Conservative presidential candidate Evan McMullin fails to make Alabama ballot

Evan McMullin will not be on the ballot in Alabama. POLITICO reports the newly announced conservative independent presidential candidate failed to submit required signatures for a spot on Alabama’s general election ballot The deadline for independent candidate filing, writes Caroline Kelly, was 5 p.m. Thursday, as verified by the Alabama secretary of state’s office. “We haven’t gotten any, none at all,” said Deputy Chief of Staff John Bennett of McMullin signatures. Bennett confirmed the office did receive signatures for Libertarian candidate Gary Johnson, Green Party candidate Jill Stein, and Rocky de la Fuente, running on the Reform Party ticket.

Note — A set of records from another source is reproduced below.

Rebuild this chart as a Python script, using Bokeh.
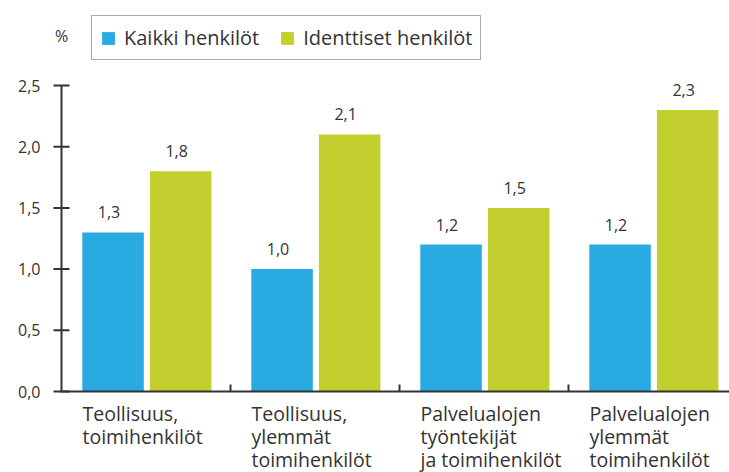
from bokeh.plotting import figure
from bokeh.models import Range1d, Legend, LegendItem, FixedTicker, ColumnDataSource
from bokeh.core.properties import value
from bokeh.embed import file_html
from bokeh.resources import INLINE

# ---- data ----
categories = [
    ["Teollisuus,", "toimihenkilöt"],
    ["Teollisuus,", "ylemmät", "toimihenkilöt"],
    ["Palvelualojen", "työntekijät", "ja toimihenkilöt"],
    ["Palvelualojen", "ylemmät", "toimihenkilöt"],
]
series_names = ["Kaikki henkilöt", "Identtiset henkilöt"]
kaikki = [1.3, 1.0, 1.2, 1.2]
identtiset = [1.8, 2.1, 1.5, 2.3]
y_ticks = [0.0, 0.5, 1.0, 1.5, 2.0, 2.5]
y_tick_labels = ["0,0", "0,5", "1,0", "1,5", "2,0", "2,5"]
unit_label = "%"

# ---- style ----
FONT = "Open Sans"
BLUE = "#29abe2"
GREEN = "#c2cf2f"
AXIS = "#333333"
TEXT = "#333333"

W, H = 729, 472
LEFT = 45            # frame left (px)
AX0 = 61             # pixel of x = 0 (y axis line)
CAT_PX = 169.0       # pixels per category
Y0_PX = 391          # pixel of y = 0
PX_PER_UNIT = 122.4  # pixels per y unit

xr = Range1d(-(AX0 - LEFT) / CAT_PX, (W - AX0) / CAT_PX)
yr = Range1d(-(H - Y0_PX) / PX_PER_UNIT, Y0_PX / PX_PER_UNIT)

p = figure(width=W, height=H, output_backend="svg", toolbar_location=None,
           x_range=xr, y_range=yr, x_axis_location=None,
           min_border_left=LEFT, min_border_right=0, min_border_top=0,
           min_border_bottom=0)
p.outline_line_color = None
p.grid.visible = False

n = len(categories)
idx = list(range(n))
bar_w = 0.364
x_blue = [i + 0.305 for i in idx]
x_green = [i + 0.705 for i in idx]

src_b = ColumnDataSource(dict(x=x_blue, top=kaikki,
                              lab=[f"{v:.1f}".replace(".", ",") for v in kaikki]))
src_g = ColumnDataSource(dict(x=x_green, top=identtiset,
                              lab=[f"{v:.1f}".replace(".", ",") for v in identtiset]))

rb = p.vbar(x="x", top="top", width=bar_w, source=src_b, fill_color=BLUE, line_color=None)
rg = p.vbar(x="x", top="top", width=bar_w, source=src_g, fill_color=GREEN, line_color=None)

for src in (src_b, src_g):
    p.text(x="x", y="top", text="lab", source=src, text_font=value(FONT),
           text_font_size="16px", text_color=TEXT, text_align="center",
           text_baseline="alphabetic", x_offset=-4, y_offset=-20)

# y axis: labels from the axis, line and ticks drawn in the frame
ya = p.yaxis[0]
ya.ticker = FixedTicker(ticks=y_ticks)
ya.major_label_overrides = {t: l for t, l in zip(y_ticks, y_tick_labels)}
ya.axis_line_color = None
ya.major_tick_line_color = None
ya.minor_tick_line_color = None
ya.major_tick_in = 0
ya.major_tick_out = 0
ya.major_label_text_font = FONT
ya.major_label_text_font_size = "16px"
ya.major_label_text_color = TEXT
ya.major_label_standoff = 5

tick_dx = 8 / CAT_PX
p.segment(x0=[0], y0=[0], x1=[0], y1=[y_ticks[-1]], line_color=AXIS, line_width=2)
p.segment(x0=[-tick_dx] * len(y_ticks), y0=y_ticks, x1=[tick_dx] * len(y_ticks),
          y1=y_ticks, line_color=AXIS, line_width=2)

# x axis baseline and category separators
p.segment(x0=[-1 / CAT_PX], y0=[0], x1=[xr.end], y1=[0], line_color=AXIS, line_width=2)
sep = idx[1:]
p.segment(x0=sep, y0=[0] * len(sep), x1=sep, y1=[7 / PX_PER_UNIT] * len(sep),
          line_color=AXIS, line_width=2)

# category labels, left aligned under each group
line_y = [-0.180, -0.368, -0.556]
lx, ly, lt = [], [], []
for i, lines in enumerate(categories):
    for j, t in enumerate(lines):
        lx.append(i + 0.124)
        ly.append(line_y[j])
        lt.append(t)
p.text(x=lx, y=ly, text=lt, text_font=value(FONT), text_font_size="19.5px",
       text_color=TEXT, text_align="left", text_baseline="alphabetic")

# unit label
p.text(x=[0], y=[2.908], text=[unit_label], text_font=value(FONT),
       text_font_size="16px", text_color=TEXT, text_align="center",
       text_baseline="alphabetic")

legend = Legend(items=[LegendItem(label=series_names[0], renderers=[rb]),
                       LegendItem(label=series_names[1], renderers=[rg])],
                orientation="horizontal", location=(46, 412),
                label_text_font=FONT, label_text_font_size="20px",
                label_text_color=TEXT, glyph_width=16, glyph_height=16,
                label_standoff=8, spacing=20, padding=8, margin=0,
                border_line_color="#555555", border_line_width=1,
                background_fill_alpha=1)
p.add_layout(legend)

open("out.html", "w").write(file_html(p, INLINE))
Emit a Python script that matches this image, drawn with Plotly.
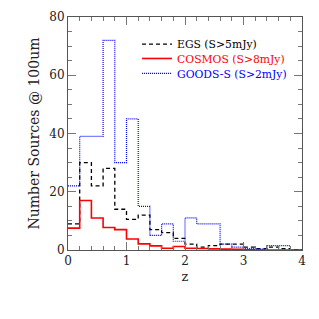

Signatures of registered Alabama voters still need verification before the final results are announced, Bennett told POLITICO. Although McMullin will be on both the Colorado and Utah ballots, the former CIA employee failed to make nearly one-third of the 24 states with remaining deadlines. Thursday was also the deadline for Tennessee, which required 250 signatures, but Secretary of State Director of Communications Adam Ghassemi could not confirm to POLITICO that McMullin, who had announced his candidacy last week, had submitted any signatures. Filing deadlines are Friday for Iowa and Louisiana.